Amnesty: centinaia di Rohingya uccisi dalla sicurezza birmana

Le forze di sicurezza birmane hanno ucciso centinaia di persone in una campagna sistematica per espellere dal paese la minoranza musulmana dei Rohingya. La denuncia di Amnesty International. Le centinaia di uccisi comprendono anziani donne e bambini. L’organizzazione umanitaria spiega che le forze di sicurezza birmane hanno circondato villaggi, sparato su persone in fuga e poi dato alle fiamme le case, facendo morire carbonizzati gli anziani, gli ammalati e i disabili, impossibilitati a scappare.

In alcuni villaggi, donne e ragazze sono state rapite o fatte oggetto di violenza sessuale. I testimoni hanno ripetutamente descritto una mostrina sulle uniformi dei loro assalitori che corrisponde a quella delle truppe del Comando occidentale della Birmania. La 33/a divisione di fanteria e la polizia di frontiera, che indossano un’uniforme blu mimetica, sono state anch’esse, secondo il rapporto di Amnesty, spesso coinvolte in attacchi contro villaggi, insieme con bande di vigilanti buddisti.

The Guardian

La denuncia sull’importante quotidiano britannico. Più di 580.000 mila i rohingya costretti alla fuga dal Myanmar -la Birmania- dal 25 agosto scorso. A conferma delle atrocità, immagini satellitari e filmati a terra. Alcune delle peggiori atrocità sono state commesse a Min Gyi o Tula Toli, a seconda della lingua usata, un villaggio identificato dal Guardian come luogo di quello che è stato documentato un massacro più brutale documentato, con strage di vecchi, donne e bambini, dopo che le forze dell’esercito lo hanno attraversato il 30 agosto.

«Queste atrocità continuano ad alimentare la peggiore crisi dei profughi della regione da decenni», denuncia Tirana Hassan, direttore responsabile delle crisi di Amnesty, che chiama in causa il generale Min Aung Hlaing, comandante in capo del Myanmar, per fermare e perseguire le truppe responsabili delle atrocità. Oppressa per decenni, la minoranza musulmana Rohingya aveva iniziato a reagire con isolate azioni armate che hanno poi dato il via alla campagna di pulizia etnica di più di mezzo milione di disperati verso l’affamato Bangladesh.

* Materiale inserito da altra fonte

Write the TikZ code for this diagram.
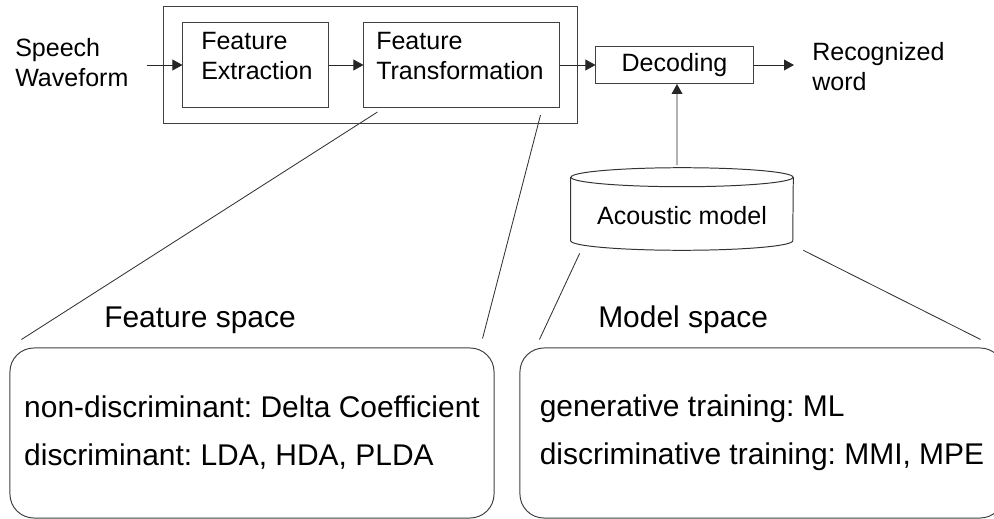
\documentclass[tikz,border=0pt]{standalone}
\usepackage{fontspec}
\setmainfont{Liberation Sans}
\usetikzlibrary{arrows.meta}
\frenchspacing

\begin{document}
\begin{tikzpicture}[x=0.025cm, y=-0.025cm,
  box/.style={draw=black!75, line width=0.7pt, inner sep=0pt},
  rim/.style={draw=black!80, line width=0.7pt},
  lbl/.style={inner sep=0pt, align=left, font=\fontsize{17.8}{21.3}\selectfont},
  big/.style={font=\fontsize{21.3}{34.1}\selectfont},
  spacebox/.style={draw=black!75, line width=0.7pt, rounded corners=0.6cm,
    minimum width=12.1cm, minimum height=4.25cm, align=left, big},
  arr/.style={draw=black!85, line width=0.7pt, -{Triangle[length=0.25cm, width=0.27cm]}},
  zoomline/.style={draw=black!80, line width=0.6pt}]
\useasboundingbox (0,0) rectangle (994,519);

% front end
\node[box, minimum width=10.325cm, minimum height=2.9cm] (outer) at (370.5,65) {};
\node[box, minimum width=3.625cm, minimum height=2.125cm] (fe) at (255.5,65) {};
\node[box, minimum width=4.875cm, minimum height=2.125cm] (ft) at (461.5,65) {};
\node[lbl, anchor=north west] (feText) at (201,32) {Feature\\Extraction};
\node[lbl, anchor=north west] (ftText) at (376,32) {Feature\\Transformation};
\node[lbl, anchor=north west] (speech) at (15,38) {Speech\\Waveform};
\node[box, lbl, minimum width=3.925cm, minimum height=0.925cm] (dec) at (674.5,65) {Decoding};
\node[lbl, anchor=north west] (rec) at (812,42) {Recognized\\word};

\draw[arr, shorten <=0.45cm] (speech.east |- fe.west) -- (fe.west);
\draw[arr] (fe.east) -- (ft.west);
\draw[arr] (ft.east) -- (dec.west);
\draw[arr, shorten >=0.45cm] (dec.east) -- (dec.east -| rec.west);

% acoustic model
\node[lbl, minimum width=5.55cm, minimum height=1.575cm, text height=0.775cm, text depth=0pt] (am) at (682,209) {Acoustic model};
\draw[rim] (am.north west) -- (am.south west)
  arc[start angle=180, end angle=360, x radius=2.775cm, y radius=0.2375cm] -- (am.north east);
\draw[rim] (am.north) ellipse[x radius=2.775cm, y radius=0.2375cm];
\draw[arr] ([shift={(-0.125cm,0.3cm)}]am.north) -- ([xshift=0.0625cm]dec.south);

% the two spaces
\node[spacebox] (fsp) at (252,433) {non-discriminant: Delta Coefficient\\discriminant: LDA, HDA, PLDA};
\node[spacebox] (msp) at (762,433) {generative training: ML\\discriminative training: MMI, MPE};
\node[big, anchor=base west, inner sep=0pt] (fspLabel) at (104,327) {Feature space};
\node[big, anchor=base west, inner sep=0pt] (mspLabel) at (598,327) {Model space};

\draw[zoomline] ([shift={(0.35cm,-0.1cm)}]ft.south west) -- ([shift={(0.3cm,0.2cm)}]fsp.north west);
\draw[zoomline] ([shift={(-0.475cm,-0.175cm)}]ft.south east) -- ([shift={(-0.3cm,0.225cm)}]fsp.north east);
\draw[zoomline] ([shift={(0.225cm,-0.3125cm)}]am.south west) -- ([shift={(0.5cm,0.2cm)}]msp.north west);
\draw[zoomline] ([shift={(0.25cm,-0.2375cm)}]am.south east) -- ([shift={(-0.6cm,0.2cm)}]msp.north east);
\end{tikzpicture}
\end{document}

Myanmar -la Birmania- ha bloccato i media e le maggiori agenzie di aiuti delle Nazioni Unite, impedendo di operare nella zona colpita del Rakhine, ma le immagini satellitari diffuse da Human Rights Watch mostrano che almeno 288 villaggi sono stati parzialmente o totalmente distrutti da incendi nel nord. Riferendosi alla Corte Penale Internazionale, Amnesty dichiara di aver documentato almeno sei reati contro l’umanità: omicidio, deportazione e spostamento forzato, tortura, stupro, persecuzioni per motivi etnici e religiosi.

Testimoni sopravvissuti da Min Gyi, raccontano degli abitanti del villaggio separati per sesso, uomini e ragazzi uccisi a colpi di mitra o sgozzati con coltelli. Per le donne, la rapina di ogni avere e gli stupri. Una sopravvissuta: «I miei figli erano con me. Shafi, quello di due anni è stato ucciso con un solo colpo di bastone. Tre dei miei figli sono stati uccisi. Tutte le donne sono state spogliate nude. Ci hanno colpito ovunque con i loro bastoni. Poi ci hanno violentato. Un soldato diverso per ciascuna donna».

The Guardian ha contattato il governo del Myanmar per un commento, ma per ora silenzio. Sarebbe apprezzata anche una risposta dalla premio nobel per la Pace e leader birmana Aung San Suu Kyi che in precedenza aveva negato ogni persecuzione da parte del suo Paese nei confronti della mai accettata minoranza musulmana negli Stati del nord del Paese a larga maggioranza indù.